Leave out the pictures and repeat the data exactly.
:::::
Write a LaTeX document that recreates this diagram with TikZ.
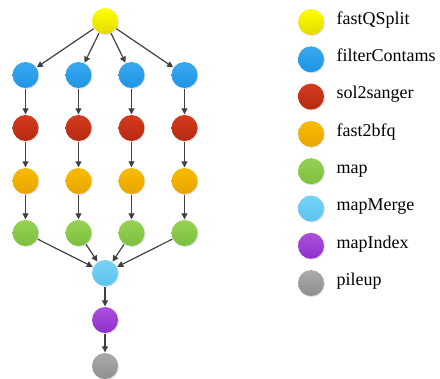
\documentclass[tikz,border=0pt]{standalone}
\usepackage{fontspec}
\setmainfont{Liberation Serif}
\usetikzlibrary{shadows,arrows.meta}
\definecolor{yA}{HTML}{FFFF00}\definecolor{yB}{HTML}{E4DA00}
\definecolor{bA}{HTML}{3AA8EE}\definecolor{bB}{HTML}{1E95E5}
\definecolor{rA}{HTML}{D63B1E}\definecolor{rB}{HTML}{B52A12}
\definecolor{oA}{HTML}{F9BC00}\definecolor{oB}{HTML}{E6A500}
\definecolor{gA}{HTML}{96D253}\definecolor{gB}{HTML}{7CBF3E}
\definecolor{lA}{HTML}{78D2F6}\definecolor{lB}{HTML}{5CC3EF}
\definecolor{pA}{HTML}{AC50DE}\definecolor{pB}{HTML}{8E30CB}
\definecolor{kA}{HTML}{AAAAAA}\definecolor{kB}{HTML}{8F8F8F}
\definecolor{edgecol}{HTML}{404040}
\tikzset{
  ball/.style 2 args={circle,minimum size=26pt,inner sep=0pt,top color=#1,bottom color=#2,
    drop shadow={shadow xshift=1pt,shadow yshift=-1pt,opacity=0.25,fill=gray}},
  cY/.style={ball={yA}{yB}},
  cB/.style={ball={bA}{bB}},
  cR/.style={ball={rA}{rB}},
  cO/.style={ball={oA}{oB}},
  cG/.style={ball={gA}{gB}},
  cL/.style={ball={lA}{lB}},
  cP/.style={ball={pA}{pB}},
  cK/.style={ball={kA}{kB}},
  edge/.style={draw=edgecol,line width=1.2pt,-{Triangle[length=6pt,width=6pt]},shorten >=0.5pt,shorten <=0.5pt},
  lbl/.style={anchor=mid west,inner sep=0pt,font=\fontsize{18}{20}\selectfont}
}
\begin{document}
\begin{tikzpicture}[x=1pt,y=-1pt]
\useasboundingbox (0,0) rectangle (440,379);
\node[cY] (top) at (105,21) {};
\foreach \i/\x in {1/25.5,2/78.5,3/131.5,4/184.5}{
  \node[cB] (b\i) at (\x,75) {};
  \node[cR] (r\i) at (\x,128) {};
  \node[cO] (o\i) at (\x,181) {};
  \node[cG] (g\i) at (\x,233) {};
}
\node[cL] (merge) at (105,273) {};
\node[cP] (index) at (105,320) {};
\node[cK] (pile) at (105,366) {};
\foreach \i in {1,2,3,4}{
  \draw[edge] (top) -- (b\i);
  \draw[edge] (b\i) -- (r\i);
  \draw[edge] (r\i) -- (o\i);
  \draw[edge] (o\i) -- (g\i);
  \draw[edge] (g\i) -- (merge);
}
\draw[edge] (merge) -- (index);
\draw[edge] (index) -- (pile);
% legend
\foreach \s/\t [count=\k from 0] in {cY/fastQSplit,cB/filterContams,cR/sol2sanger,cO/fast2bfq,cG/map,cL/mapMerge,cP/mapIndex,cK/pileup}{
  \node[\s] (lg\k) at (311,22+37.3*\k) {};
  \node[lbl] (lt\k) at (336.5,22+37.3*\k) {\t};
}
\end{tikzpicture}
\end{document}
:::::
RESPONSE TO THIS EXERCISE:
Write a LaTeX document that recreates this diagram with TikZ.
\documentclass[tikz,border=0pt]{standalone}
\usepackage{fontspec}
\setmainfont{Liberation Serif}
\usetikzlibrary{shadows,arrows.meta}
\definecolor{yA}{HTML}{FFFF00}\definecolor{yB}{HTML}{E4DA00}
\definecolor{bA}{HTML}{3AA8EE}\definecolor{bB}{HTML}{1E95E5}
\definecolor{rA}{HTML}{D63B1E}\definecolor{rB}{HTML}{B52A12}
\definecolor{oA}{HTML}{F9BC00}\definecolor{oB}{HTML}{E6A500}
\definecolor{gA}{HTML}{96D253}\definecolor{gB}{HTML}{7CBF3E}
\definecolor{lA}{HTML}{78D2F6}\definecolor{lB}{HTML}{5CC3EF}
\definecolor{pA}{HTML}{AC50DE}\definecolor{pB}{HTML}{8E30CB}
\definecolor{kA}{HTML}{AAAAAA}\definecolor{kB}{HTML}{8F8F8F}
\definecolor{edgecol}{HTML}{404040}
\tikzset{
  ball/.style 2 args={circle,minimum size=26pt,inner sep=0pt,top color=#1,bottom color=#2,
    drop shadow={shadow xshift=1pt,shadow yshift=-1pt,opacity=0.25,fill=gray}},
  cY/.style={ball={yA}{yB}},
  cB/.style={ball={bA}{bB}},
  cR/.style={ball={rA}{rB}},
  cO/.style={ball={oA}{oB}},
  cG/.style={ball={gA}{gB}},
  cL/.style={ball={lA}{lB}},
  cP/.style={ball={pA}{pB}},
  cK/.style={ball={kA}{kB}},
  edge/.style={draw=edgecol,line width=1.2pt,-{Triangle[length=6pt,width=6pt]},shorten >=0.5pt,shorten <=0.5pt},
  lbl/.style={anchor=mid west,inner sep=0pt,font=\fontsize{18}{20}\selectfont}
}
\begin{document}
\begin{tikzpicture}[x=1pt,y=-1pt]
\useasboundingbox (0,0) rectangle (440,379);
\node[cY] (top) at (105,21) {};
\foreach \i/\x in {1/25.5,2/78.5,3/131.5,4/184.5}{
  \node[cB] (b\i) at (\x,75) {};
  \node[cR] (r\i) at (\x,128) {};
  \node[cO] (o\i) at (\x,181) {};
  \node[cG] (g\i) at (\x,233) {};
}
\node[cL] (merge) at (105,273) {};
\node[cP] (index) at (105,320) {};
\node[cK] (pile) at (105,366) {};
\foreach \i in {1,2,3,4}{
  \draw[edge] (top) -- (b\i);
  \draw[edge] (b\i) -- (r\i);
  \draw[edge] (r\i) -- (o\i);
  \draw[edge] (o\i) -- (g\i);
  \draw[edge] (g\i) -- (merge);
}
\draw[edge] (merge) -- (index);
\draw[edge] (index) -- (pile);
% legend
\foreach \s/\t [count=\k from 0] in {cY/fastQSplit,cB/filterContams,cR/sol2sanger,cO/fast2bfq,cG/map,cL/mapMerge,cP/mapIndex,cK/pileup}{
  \node[\s] (lg\k) at (311,22+37.3*\k) {};
  \node[lbl] (lt\k) at (336.5,22+37.3*\k) {\t};
}
\end{tikzpicture}
\end{document}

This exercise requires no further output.